_SUPPLIED RECORDS_

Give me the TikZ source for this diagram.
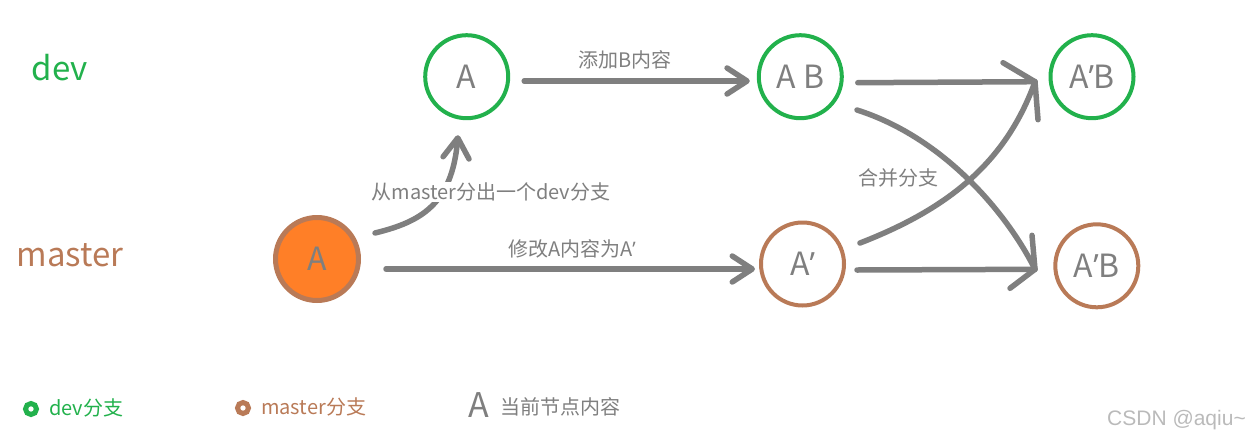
\documentclass[tikz,border=0pt]{standalone}
\usepackage{fontspec}
\setmainfont{Noto Sans CJK SC}
\newfontfamily\latinf{Open Sans}
\newfontfamily\wmfont{Liberation Sans}
\usetikzlibrary{calc,arrows.meta}
\definecolor{devg}{HTML}{22B14C}
\definecolor{mbrown}{HTML}{B97A57}
\definecolor{morange}{HTML}{FF7F27}
\definecolor{cgray}{HTML}{7F7F7F}
\newcommand{\pr}{{\latinf ’}}
\begin{document}
\begin{tikzpicture}[x=1pt,y=-1pt,
  commit/.style={circle, minimum size=83pt, inner sep=0pt, line width=4pt, text=cgray, font=\fontsize{32}{38}\selectfont},
  devc/.style={commit, draw=devg},
  masc/.style={commit, draw=mbrown},
  conn/.style={draw=cgray, line width=5.5pt, line cap=round, line join=round},
  tip/.style={-{Straight Barb[length=20pt,width=26pt,round]}},
  lbl/.style={text=cgray, font=\fontsize{20}{24}\selectfont, inner sep=1pt},
  dot/.style={circle, line width=5pt, minimum size=11pt, inner sep=0pt},
]
\useasboundingbox (0,0) rectangle (1252,442);

% branch labels
\node[text=devg, font=\fontsize{33}{38}\selectfont] (devlbl) at (60,68) {dev};
\node[text=mbrown, font=\fontsize{33}{38}\selectfont] (maslbl) at (70,255) {master};

% commits
\node[devc] (d1) at (466.7,76.7) {A};
\node[devc] (d2) at (800.3,76.7) {A B};
\node[devc] (d3) at (1092,76.7) {A\pr B};
\node[masc, fill=morange, line width=5pt, minimum size=83pt] (m1) at (317,259) {A};
\node[masc] (m2) at (802.5,264) {A\pr};
\node[masc] (m3) at (1096.8,265.8) {A\pr B};

% tips of merged arrows
\coordinate (t1) at ($(d3.west)+(-13.5,5)$);
\coordinate (t2) at ($(m3.west)+(-18.3,3.5)$);

% straight connectors
\draw[conn, tip] ($(d1.east)+(14,4.3)$) -- ($(d2.west)+(-7,4.3)$);
\draw[conn, tip] ($(m1.east)+(25,10)$) -- ($(m2.west)+(-4,5)$);
\draw[conn] ($(d2.east)+(14,6)$) -- (t1);
\draw[conn] ($(m2.east)+(11,6)$) -- (t2);

% branch connector
\draw[conn, tip] ($(m1.center)+(58,-26)$) .. controls (420,222) and (452,205) .. ($(d1.south)+(-8.7,15)$);

% merge curves
\draw[conn] ($(m2.center)+(57.5,-21)$) .. controls (945,210) and (1005,165) .. (t1);
\draw[conn] ($(d2.center)+(56.7,33.3)$) .. controls (945,138) and (1008,215) .. (t2);

% merged arrow heads
\draw[conn] ($(t1)+(-32,-19)$) -- (t1) -- ($(t1)+(3,38)$);
\draw[conn] ($(t2)+(-3,-34)$) -- (t2) -- ($(t2)+(-25,19)$);

% labels
\node[lbl] (l1) at (625,60) {添加B内容};
\node[lbl] (l2) at (572,249) {修改A内容为A\pr};
\node[lbl, fill=white] (l3) at (491,192) {从master分出一个dev分支};
\node[lbl] (l4) at (898,178) {合并分支};

% legend
\node[dot, draw=devg] (g1) at (31,409) {};
\node[text=devg, font=\fontsize{20}{24}\selectfont, anchor=west, inner sep=0pt] (g1t) at (49,408) {dev分支};
\node[dot, draw=mbrown] (g2) at (243,408) {};
\node[text=mbrown, font=\fontsize{20}{24}\selectfont, anchor=west, inner sep=0pt] (g2t) at (261,407) {master分支};
\node[text=cgray, font=\fontsize{34}{40}\selectfont, inner sep=0pt] (g3) at (478.5,405.5) {A};
\node[text=cgray, font=\fontsize{20}{24}\selectfont, anchor=west, inner sep=0pt] (g3t) at (500,407) {当前节点内容};

% watermark
\node[text=black!27, font=\wmfont\fontsize{21}{24}\selectfont, anchor=east, inner sep=0pt] (wm) at (1246,420) {CSDN @aqiu\textasciitilde};
\end{tikzpicture}
\end{document}
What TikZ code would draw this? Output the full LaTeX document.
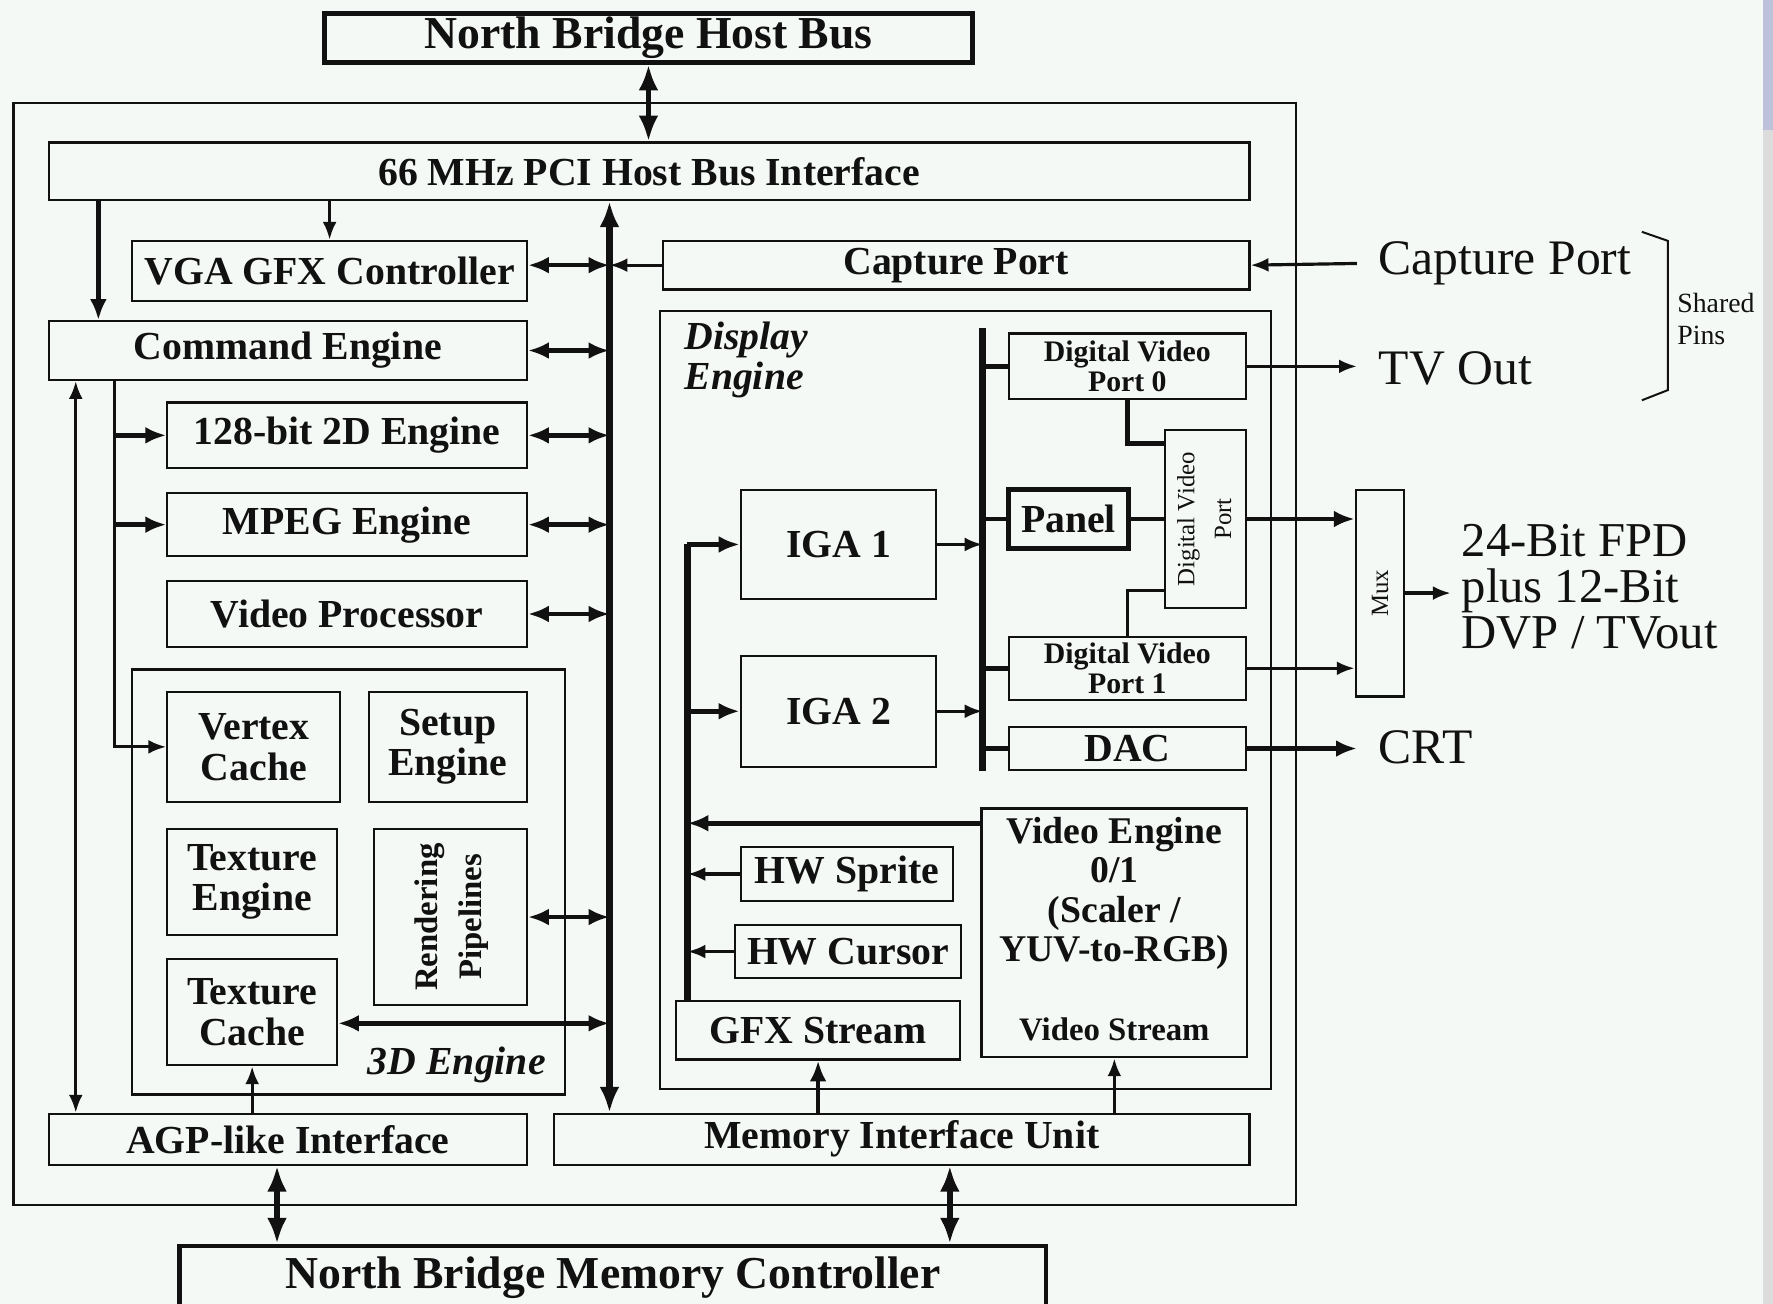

_WORK TO COMPLETE_
All of the lines above should be printed exactly, minus the pictures.

_RESULT_
Give me the TikZ source for this diagram.
\documentclass[tikz,border=0pt]{standalone}
\usepackage{fontspec}
\setmainfont{Noto Sans CJK SC}
\newfontfamily\latinf{Open Sans}
\newfontfamily\wmfont{Liberation Sans}
\usetikzlibrary{calc,arrows.meta}
\definecolor{devg}{HTML}{22B14C}
\definecolor{mbrown}{HTML}{B97A57}
\definecolor{morange}{HTML}{FF7F27}
\definecolor{cgray}{HTML}{7F7F7F}
\newcommand{\pr}{{\latinf ’}}
\begin{document}
\begin{tikzpicture}[x=1pt,y=-1pt,
  commit/.style={circle, minimum size=83pt, inner sep=0pt, line width=4pt, text=cgray, font=\fontsize{32}{38}\selectfont},
  devc/.style={commit, draw=devg},
  masc/.style={commit, draw=mbrown},
  conn/.style={draw=cgray, line width=5.5pt, line cap=round, line join=round},
  tip/.style={-{Straight Barb[length=20pt,width=26pt,round]}},
  lbl/.style={text=cgray, font=\fontsize{20}{24}\selectfont, inner sep=1pt},
  dot/.style={circle, line width=5pt, minimum size=11pt, inner sep=0pt},
]
\useasboundingbox (0,0) rectangle (1252,442);

% branch labels
\node[text=devg, font=\fontsize{33}{38}\selectfont] (devlbl) at (60,68) {dev};
\node[text=mbrown, font=\fontsize{33}{38}\selectfont] (maslbl) at (70,255) {master};

% commits
\node[devc] (d1) at (466.7,76.7) {A};
\node[devc] (d2) at (800.3,76.7) {A B};
\node[devc] (d3) at (1092,76.7) {A\pr B};
\node[masc, fill=morange, line width=5pt, minimum size=83pt] (m1) at (317,259) {A};
\node[masc] (m2) at (802.5,264) {A\pr};
\node[masc] (m3) at (1096.8,265.8) {A\pr B};

% tips of merged arrows
\coordinate (t1) at ($(d3.west)+(-13.5,5)$);
\coordinate (t2) at ($(m3.west)+(-18.3,3.5)$);

% straight connectors
\draw[conn, tip] ($(d1.east)+(14,4.3)$) -- ($(d2.west)+(-7,4.3)$);
\draw[conn, tip] ($(m1.east)+(25,10)$) -- ($(m2.west)+(-4,5)$);
\draw[conn] ($(d2.east)+(14,6)$) -- (t1);
\draw[conn] ($(m2.east)+(11,6)$) -- (t2);

% branch connector
\draw[conn, tip] ($(m1.center)+(58,-26)$) .. controls (420,222) and (452,205) .. ($(d1.south)+(-8.7,15)$);

% merge curves
\draw[conn] ($(m2.center)+(57.5,-21)$) .. controls (945,210) and (1005,165) .. (t1);
\draw[conn] ($(d2.center)+(56.7,33.3)$) .. controls (945,138) and (1008,215) .. (t2);

% merged arrow heads
\draw[conn] ($(t1)+(-32,-19)$) -- (t1) -- ($(t1)+(3,38)$);
\draw[conn] ($(t2)+(-3,-34)$) -- (t2) -- ($(t2)+(-25,19)$);

% labels
\node[lbl] (l1) at (625,60) {添加B内容};
\node[lbl] (l2) at (572,249) {修改A内容为A\pr};
\node[lbl, fill=white] (l3) at (491,192) {从master分出一个dev分支};
\node[lbl] (l4) at (898,178) {合并分支};

% legend
\node[dot, draw=devg] (g1) at (31,409) {};
\node[text=devg, font=\fontsize{20}{24}\selectfont, anchor=west, inner sep=0pt] (g1t) at (49,408) {dev分支};
\node[dot, draw=mbrown] (g2) at (243,408) {};
\node[text=mbrown, font=\fontsize{20}{24}\selectfont, anchor=west, inner sep=0pt] (g2t) at (261,407) {master分支};
\node[text=cgray, font=\fontsize{34}{40}\selectfont, inner sep=0pt] (g3) at (478.5,405.5) {A};
\node[text=cgray, font=\fontsize{20}{24}\selectfont, anchor=west, inner sep=0pt] (g3t) at (500,407) {当前节点内容};

% watermark
\node[text=black!27, font=\wmfont\fontsize{21}{24}\selectfont, anchor=east, inner sep=0pt] (wm) at (1246,420) {CSDN @aqiu\textasciitilde};
\end{tikzpicture}
\end{document}
What TikZ code would draw this? Output the full LaTeX document.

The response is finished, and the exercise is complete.